Pfizer said Monday it had agreed to buy Anacor Pharmaceuticals for about $5.2 billion, strengthening its drug portfolio with an experimental treatment for eczema.
Anacor’s non-steroidal topical gel, crisaborole, is currently under review by the U.S. Food and Drug Administration for the treatment of mild to moderate eczema, also known as atopic dermatitis.
Pfizer will pay $99.25 per share for Anacor, a 55% premium to its closing price on Friday. The stock rose above the offer price, to $100.49, in trading Monday.
“We believe the acquisition of Anacor represents an attractive opportunity to address a significant unmet medical need for a large patient population with mild-to-moderate atopic dermatitis, which currently has few safe topical treatments available,” Albert Bourla, a group president for Pfizer, said in a news release.
“Crisaborole … has the potential to be an important first-line treatment option for these patients and the physicians who treat them,” he added.
Pfizer predicted that, if the FDA approves crisaborole, peak year sales for the treatment could reach or exceed $2 billion. No new molecules for eczema, a condition that affects 18 million to 25 million people in the U.S., have been approved in the past 15 years.
According to Reuters, the deal suggests Pfizer is adjusting its acquisition strategy after scrapping its $160 billion bid for Allergan, shifting from lowering taxes to “strengthening its drugs portfolio ahead of a decision on selling or spinning off its generic medicines business by late 2016.”
“The recent pullback in valuations of biotech firms could stimulate Pfizer’s appetite for deals,” Reuters said, adding that the company is also reported to be in talks to buy cancer drug maker Medivation.
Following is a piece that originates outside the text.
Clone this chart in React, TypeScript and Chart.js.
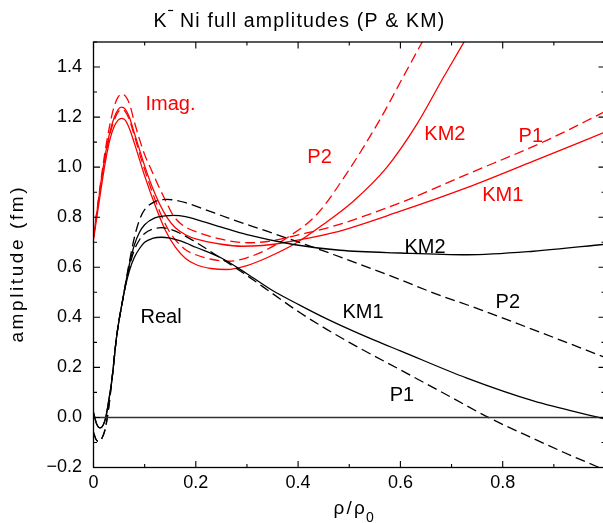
import React, { useEffect, useRef } from "react";
import { Chart, registerables } from "chart.js";

Chart.register(...registerables);

// ---------------- data ----------------
// Real parts (black)
const realKM1X = [0, 0.006, 0.013, 0.019, 0.024, 0.03, 0.036, 0.045, 0.058, 0.07, 0.08, 0.09, 0.1, 0.115, 0.133, 0.15, 0.17, 0.2, 0.25, 0.3, 0.35, 0.404, 0.45, 0.495, 0.55, 0.6, 0.73, 0.86, 0.984, 1.0];
const realKM1Y = [0.02, -0.025, -0.042, -0.03, 0.0, 0.07, 0.15, 0.32, 0.48, 0.585, 0.64, 0.675, 0.7, 0.715, 0.72, 0.716, 0.705, 0.68, 0.637, 0.574, 0.507, 0.448, 0.4, 0.357, 0.308, 0.266, 0.157, 0.066, 0.002, -0.006];

const realP1X = [0, 0.005, 0.01, 0.016, 0.0225, 0.027, 0.031, 0.036, 0.045, 0.058, 0.07, 0.08, 0.09, 0.1, 0.115, 0.133, 0.15, 0.17, 0.2, 0.25, 0.3, 0.35, 0.404, 0.456, 0.5, 0.6, 0.7, 0.772, 0.85, 0.92, 0.984, 1.0];
const realP1Y = [-0.06, -0.088, -0.096, -0.085, -0.05, 0.0, 0.06, 0.15, 0.32, 0.48, 0.6, 0.67, 0.71, 0.735, 0.752, 0.758, 0.752, 0.735, 0.7, 0.635, 0.567, 0.495, 0.418, 0.352, 0.3, 0.19, 0.08, 0.0, -0.075, -0.14, -0.196, -0.21];

const realKM2X = [0, 0.006, 0.013, 0.019, 0.024, 0.03, 0.036, 0.045, 0.058, 0.07, 0.08, 0.09, 0.1, 0.12, 0.14, 0.156, 0.18, 0.208, 0.25, 0.3, 0.391, 0.482, 0.6, 0.73, 0.86, 1.0];
const realKM2Y = [0.02, -0.025, -0.042, -0.03, 0.0, 0.07, 0.15, 0.32, 0.48, 0.61, 0.69, 0.74, 0.77, 0.797, 0.805, 0.807, 0.802, 0.786, 0.76, 0.73, 0.691, 0.668, 0.657, 0.65, 0.664, 0.692];

const realP2X = [0, 0.005, 0.01, 0.016, 0.0225, 0.027, 0.031, 0.036, 0.045, 0.058, 0.07, 0.08, 0.09, 0.1, 0.12, 0.143, 0.16, 0.18, 0.208, 0.27, 0.339, 0.469, 0.599, 0.664, 0.756, 0.88, 1.0];
const realP2Y = [-0.06, -0.088, -0.096, -0.085, -0.05, 0.0, 0.06, 0.15, 0.32, 0.48, 0.62, 0.72, 0.79, 0.83, 0.862, 0.871, 0.868, 0.858, 0.838, 0.792, 0.744, 0.651, 0.551, 0.498, 0.431, 0.335, 0.24];

// Imaginary parts (red)
const imagP1X = [0, 0.008, 0.016, 0.024, 0.032, 0.04, 0.048, 0.055, 0.062, 0.07, 0.08, 0.088, 0.1, 0.114, 0.127, 0.14, 0.155, 0.17, 0.185, 0.2, 0.25, 0.3, 0.34, 0.404, 0.469, 0.6, 0.73, 0.886, 1.0];
const imagP1Y = [0.72, 0.845, 0.97, 1.08, 1.17, 1.24, 1.28, 1.292, 1.285, 1.255, 1.18, 1.124, 1.05, 0.985, 0.925, 0.87, 0.81, 0.775, 0.755, 0.742, 0.712, 0.698, 0.703, 0.731, 0.764, 0.858, 0.971, 1.107, 1.222];

const imagKM1X = [0, 0.008, 0.016, 0.024, 0.032, 0.04, 0.048, 0.055, 0.062, 0.07, 0.08, 0.09, 0.1, 0.115, 0.13, 0.145, 0.16, 0.18, 0.2, 0.25, 0.29, 0.33, 0.371, 0.469, 0.6, 0.73, 0.86, 1.0];
const imagKM1Y = [0.72, 0.84, 0.96, 1.06, 1.14, 1.195, 1.23, 1.24, 1.232, 1.2, 1.135, 1.07, 1.005, 0.92, 0.85, 0.795, 0.758, 0.73, 0.713, 0.692, 0.684, 0.687, 0.698, 0.738, 0.824, 0.918, 1.024, 1.14];

const imagP2X = [0, 0.008, 0.016, 0.024, 0.032, 0.04, 0.048, 0.055, 0.062, 0.07, 0.08, 0.09, 0.1, 0.115, 0.13, 0.145, 0.16, 0.18, 0.2, 0.23, 0.265, 0.3, 0.34, 0.38, 0.436, 0.495, 0.56, 0.6, 0.64, 0.67];
const imagP2Y = [0.72, 0.84, 0.955, 1.05, 1.13, 1.185, 1.22, 1.23, 1.222, 1.19, 1.125, 1.055, 0.99, 0.9, 0.82, 0.755, 0.71, 0.67, 0.65, 0.632, 0.624, 0.638, 0.672, 0.72, 0.81, 0.975, 1.19, 1.34, 1.49, 1.6];

const imagKM2X = [0, 0.008, 0.016, 0.024, 0.032, 0.04, 0.048, 0.055, 0.062, 0.07, 0.08, 0.09, 0.1, 0.12, 0.14, 0.16, 0.18, 0.2, 0.23, 0.26, 0.3, 0.339, 0.397, 0.449, 0.508, 0.573, 0.632, 0.684, 0.73, 0.76];
const imagKM2Y = [0.71, 0.82, 0.93, 1.03, 1.11, 1.16, 1.188, 1.195, 1.188, 1.155, 1.095, 1.03, 0.965, 0.85, 0.75, 0.68, 0.635, 0.611, 0.595, 0.591, 0.607, 0.638, 0.698, 0.771, 0.864, 0.998, 1.171, 1.358, 1.52, 1.63];

const zeroX = [0, 1];
const zeroY = [0, 0];

// Axis ticks
const xTickVals = [0, 0.2, 0.4, 0.6, 0.8];
const yTickVals = [-0.2, 0, 0.2, 0.4, 0.6, 0.8, 1.0, 1.2, 1.4];

// Curve annotations (text, data position)
const labelTexts = ["Imag.", "P2", "KM2", "P1", "KM1", "KM2", "P2", "KM1", "Real", "P1"];
const labelXs = [0.1505, 0.442, 0.687, 0.855, 0.8, 0.648, 0.81, 0.527, 0.132, 0.603];
const labelYs = [1.255, 1.045, 1.139, 1.131, 0.895, 0.687, 0.465, 0.427, 0.405, 0.096];
const labelIsRed = [true, true, true, true, true, false, false, false, false, false];

// ---------------- layout / style ----------------
const W = 612;
const H = 523;
const FONT = '"Liberation Sans", Arial, Helvetica, sans-serif';
const RED = "#ff0000";
const BLACK = "#000000";

const pts = (xs: number[], ys: number[]) => xs.map((x, i) => ({ x, y: ys[i] }));

function drawSpaced(ctx: CanvasRenderingContext2D, text: string, x: number, y: number, spacing: number) {
  let cx = x;
  for (const ch of text) {
    ctx.fillText(ch, cx, y);
    cx += ctx.measureText(ch).width + spacing;
  }
  return cx - x;
}
function spacedWidth(ctx: CanvasRenderingContext2D, text: string, spacing: number) {
  let w = 0;
  for (const ch of text) w += ctx.measureText(ch).width + spacing;
  return w;
}

const decorPlugin = {
  id: "decor",
  afterDraw(chart: any) {
    const { ctx, chartArea } = chart;
    const { left, right, top, bottom } = chartArea;
    const xs = chart.scales.x;
    const ys = chart.scales.y;
    ctx.save();
    // frame
    ctx.strokeStyle = BLACK;
    ctx.lineWidth = 1.3;
    ctx.strokeRect(left, top, right - left, bottom - top);
    // inward ticks
    ctx.lineWidth = 1.1;
    ctx.beginPath();
    for (let i = 0; i <= 10; i++) {
      const px = xs.getPixelForValue(i / 10);
      const len = i % 2 === 0 ? 6.5 : 3.5;
      ctx.moveTo(px, bottom);
      ctx.lineTo(px, bottom - len);
      ctx.moveTo(px, top);
      ctx.lineTo(px, top + len);
    }
    for (let i = -2; i <= 15; i++) {
      const py = ys.getPixelForValue(i / 10);
      const len = Math.abs(i) % 2 === 0 ? 6.5 : 3.5;
      ctx.moveTo(left, py);
      ctx.lineTo(left + len, py);
      ctx.moveTo(right, py);
      ctx.lineTo(right - len, py);
    }
    ctx.stroke();

    // curve annotations
    const ls = 20;
    ctx.font = `${ls}px ${FONT}`;
    ctx.textAlign = "center";
    ctx.textBaseline = "alphabetic";
    labelTexts.forEach((t, i) => {
      ctx.fillStyle = labelIsRed[i] ? RED : BLACK;
      ctx.fillText(t, xs.getPixelForValue(labelXs[i]), ys.getPixelForValue(labelYs[i]) + 0.358 * ls);
    });

    // title: K^- Ni full amplitudes (P & KM)
    ctx.fillStyle = BLACK;
    ctx.textAlign = "left";
    const ts = 19.5;
    const sp = 1.2;
    ctx.font = `${ts}px ${FONT}`;
    const rest = " Ni full amplitudes (P & KM)";
    const wK = spacedWidth(ctx, "K", sp);
    const wRest = spacedWidth(ctx, rest, sp);
    const wSup = 7;
    const total = wK + wSup + wRest;
    const tx = 300 - total / 2;
    const tBase = 27.3;
    drawSpaced(ctx, "K", tx, tBase, sp);
    ctx.lineWidth = 1.2;
    ctx.beginPath();
    ctx.moveTo(tx + wK + 0.5, 10.5);
    ctx.lineTo(tx + wK + 5.5, 10.5);
    ctx.stroke();
    drawSpaced(ctx, rest, tx + wK + wSup - sp, tBase, sp);

    // y axis title
    ctx.save();
    ctx.translate(22.7, 265);
    ctx.rotate(-Math.PI / 2);
    ctx.font = `19px ${FONT}`;
    const ysp = 2.6;
    const yt = "amplitude (fm)";
    const yw = spacedWidth(ctx, yt, ysp) - ysp;
    drawSpaced(ctx, yt, -yw / 2, 0, ysp);
    ctx.restore();

    // x axis title: rho/rho_0
    ctx.font = `19px ${FONT}`;
    const xw = drawSpaced(ctx, "ρ/ρ", 333.5, 513.5, 2.2);
    ctx.font = `14px ${FONT}`;
    ctx.fillText("0", 333.5 + xw - 1, 521.5);

    ctx.restore();
  },
};

export default function App() {
  const ref = useRef<HTMLCanvasElement>(null);

  useEffect(() => {
    const canvas = ref.current;
    if (!canvas) return;

    const mk = (xs: number[], ys: number[], color: string, dashed: boolean, width = 1.3) => ({
      data: pts(xs, ys),
      borderColor: color,
      backgroundColor: color,
      borderWidth: width,
      borderDash: dashed ? [10, 5] : [],
      pointRadius: 0,
      fill: false,
      cubicInterpolationMode: "monotone" as const,
    });

    const chart = new Chart(canvas, {
      type: "line",
      data: {
        datasets: [
          mk(zeroX, zeroY, "#333333", false, 1.5),
          mk(realKM1X, realKM1Y, BLACK, false),
          mk(realP1X, realP1Y, BLACK, true),
          mk(realKM2X, realKM2Y, BLACK, false),
          mk(realP2X, realP2Y, BLACK, true),
          mk(imagKM1X, imagKM1Y, RED, false),
          mk(imagP1X, imagP1Y, RED, true),
          mk(imagKM2X, imagKM2Y, RED, false),
          mk(imagP2X, imagP2Y, RED, true),
        ] as any,
      },
      options: {
        animation: false,
        responsive: false,
        devicePixelRatio: 1,
        layout: { padding: { left: 0, right: W - 605, top: 42, bottom: 0 } },
        plugins: {
          legend: { display: false },
          tooltip: { enabled: false },
          title: { display: false },
        },
        scales: {
          x: {
            type: "linear",
            min: 0,
            max: 1,
            grid: { display: false, drawTicks: false, tickLength: 0 },
            border: { display: false },
            afterBuildTicks: (s: any) => {
              s.ticks = xTickVals.map((v) => ({ value: v }));
            },
            afterFit: (s: any) => {
              s.height = H - 467.5;
            },
            ticks: {
              color: BLACK,
              font: { family: FONT, size: 18 },
              padding: 5,
              maxRotation: 0,
              autoSkip: false,
              callback: (v: any) => (Number(v) === 0 ? "0" : Number(v).toFixed(1)),
            },
          },
          y: {
            type: "linear",
            min: -0.2,
            max: 1.5,
            grid: { display: false, drawTicks: false, tickLength: 0 },
            border: { display: false },
            afterBuildTicks: (s: any) => {
              s.ticks = yTickVals.map((v) => ({ value: v }));
            },
            afterFit: (s: any) => {
              s.width = 93.5;
            },
            ticks: {
              color: BLACK,
              font: { family: FONT, size: 18 },
              padding: 11.5,
              autoSkip: false,
              callback: (v: any) => Number(v).toFixed(1).replace("-", "\u2212"),
            },
          },
        },
      } as any,
      plugins: [decorPlugin],
    });

    return () => chart.destroy();
  }, []);

  return (
    <div style={{ position: "fixed", left: 0, top: 0, width: W, height: H, background: "#ffffff" }}>
      <canvas ref={ref} width={W} height={H} style={{ display: "block", width: W, height: H }} />
    </div>
  );
}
Pfizer’s current inflammation and immunology drugs portfolio includes Enbrel and Xeljanz. Anacor also owns the rights to Kerydin, a topical treatment for toenail fungus that is distributed by Sandoz in the U.S.
“We have a deep respect for Pfizer, and it is clear that they share our commitment to addressing the significant unmet medical needs in inflammatory disease,” Anacor CEO Paul L. Berns said.